Wall of moderate Democrats poised to save Trump from impeachment

While a few dozen House Democrats are clamoring to begin impeachment proceedings against President Trump, a faction of party moderates are quietly dampening the enthusiasm for trying to oust the president and could ultimately serve as the wall that protects him from impeachment.

Speaker Nancy Pelosi, D-Calif., has informed rank-and-file Democrats her goal is to keep control of the House in 2020, which requires protecting the 40 lawmakers who put them into the majority by winning seats previously held by Republicans.

Constituents in those districts tend to favor Trump and have little interest in an impeachment inquiry, which has prompted Pelosi to steer the caucus away from impeachment and instead toward oversight investigations of the Trump administration.

Among the lawmakers Pelosi hopes to protect is Rep. Katie Hill, a Democrat who represents California’s 25th District.

Hill won the seat in 2018, flipping a district that had been held by Republicans since 1993.

Hill told the Washington Examiner the top concerns in her district, which includes northern Los Angeles County and parts of Ventura County, are healthcare, prescription drugs, and the opioid addiction crisis.

Hill recently held a tele-town hall with 50,000 constituents and impeachment was not the leading topic.

“We heard really devastating stories about people who can’t afford their cancer medication,” Hill said as she walked to a hearing on opioid addiction, which is a major problem in her district.

“These are the things that are affecting peoples lives, that are literally killing people,” Hill said.

“I believe we may very well have to do impeachment. That’s not off the table at all. But we can’t lose sight of these other things and that is what you are hearing from the American people.”

In South Florida, Rep. Donna Shalala flipped the 27th District, part of an area largely dominated by Republicans for three decades.

She’s held many town halls with constituents and nobody is urging the House to oust Trump.

“Once I’ve been asked about impeachment,” said Shalala, who as HHS secretary in the Clinton administration witnessed impeachment drama up close in 1998-99. “Once.”

Constituents in her Miami district want to talk about out-of-pocket costs for healthcare, the environment, and education.

“And infrastructure,” Shalala said. “Transportation issues in Miami.”

The list of impeachment hold-outs in the Democratic caucus goes far beyond the 40 freshmen from swing districts.

Other centrist Democrats from safe districts are also lukewarm about launching an impeachment inquiry.

Rep. Charlie Crist, who is the former governor of Florida, serving initially as a Republican, told the Washington Examiner constituents in his St. Petersburg district call him about healthcare and the environment and “not much” about impeachment.
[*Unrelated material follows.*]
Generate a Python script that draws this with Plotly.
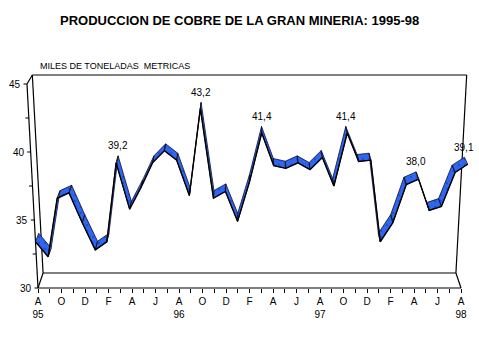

Reps. Debbie Dingell, D-Mich., and Collin Peterson, D-Minn., are among many other relatively safe centrist Democrats who aren’t eager to rush into an impeachment inquiry. Though Peterson’s district, straddling the western side of Minnesota along its borders with North Dakota, South Dakota, and Canada to the north, went for Trump in 2016 62-31%.

The number of lawmakers who favor impeachment within the Democratic Caucus has been slowly increasing, however.

This week, freshman Democratic Rep. Katie Porter, who in 2018 flipped California’s 45th district, based in Orange County, announced she believes the House should launch an impeachment inquiry because the Trump administration is ignoring the subpoenas of House investigation committees and is refusing to allow administration officials to testify.

“The administration has refused to respect the rule of law,” said Porter, who came to Congress from a career as a law professor at the University of California, Irvine.

Rep. Brian Higgins, D-N.Y., who represents a swing district, also came out in favor of impeachment.

The vast majority of House Democrats and particularly the moderates, continue to side with Pelosi, who isn’t planning to greenlight an impeachment inquiry anytime soon.

A Wall Street Journal/NBC poll showed only 27% of Americans back an impeachment inquiry, although that number is a ten-point increase over last month. Support increased most among Democrats.

Pelosi told reporters Wednesday she’s not feeling pressured to try to impeach the president, noting at a Christian Science Monitor breakfast that the GOP-led Senate would never vote to oust Trump even if Democrats voted to impeach him.

“It can’t be Democrats impeaching in the House and Republicans exonerating in the Senate,” Pelosi said.

Hill told the Washington Examiner she’s not under pressure from any of her constituents to join the pro-impeachment bandwagon, either.

Hill said those constituents who call to urge her to impeach Trump are provided information about the more than one-dozen House oversight investigations into the administration that are beginning to yield results.

The Justice Department, for example agreed last week to turn over some of the underlying documents Democrats had been seeking that are part of the Mueller report into alleged Russian collusion with the 2016 Trump campaign.

“People understand building a case,” Hill said. “You have to have everything laid out. We don’t need to rush this.”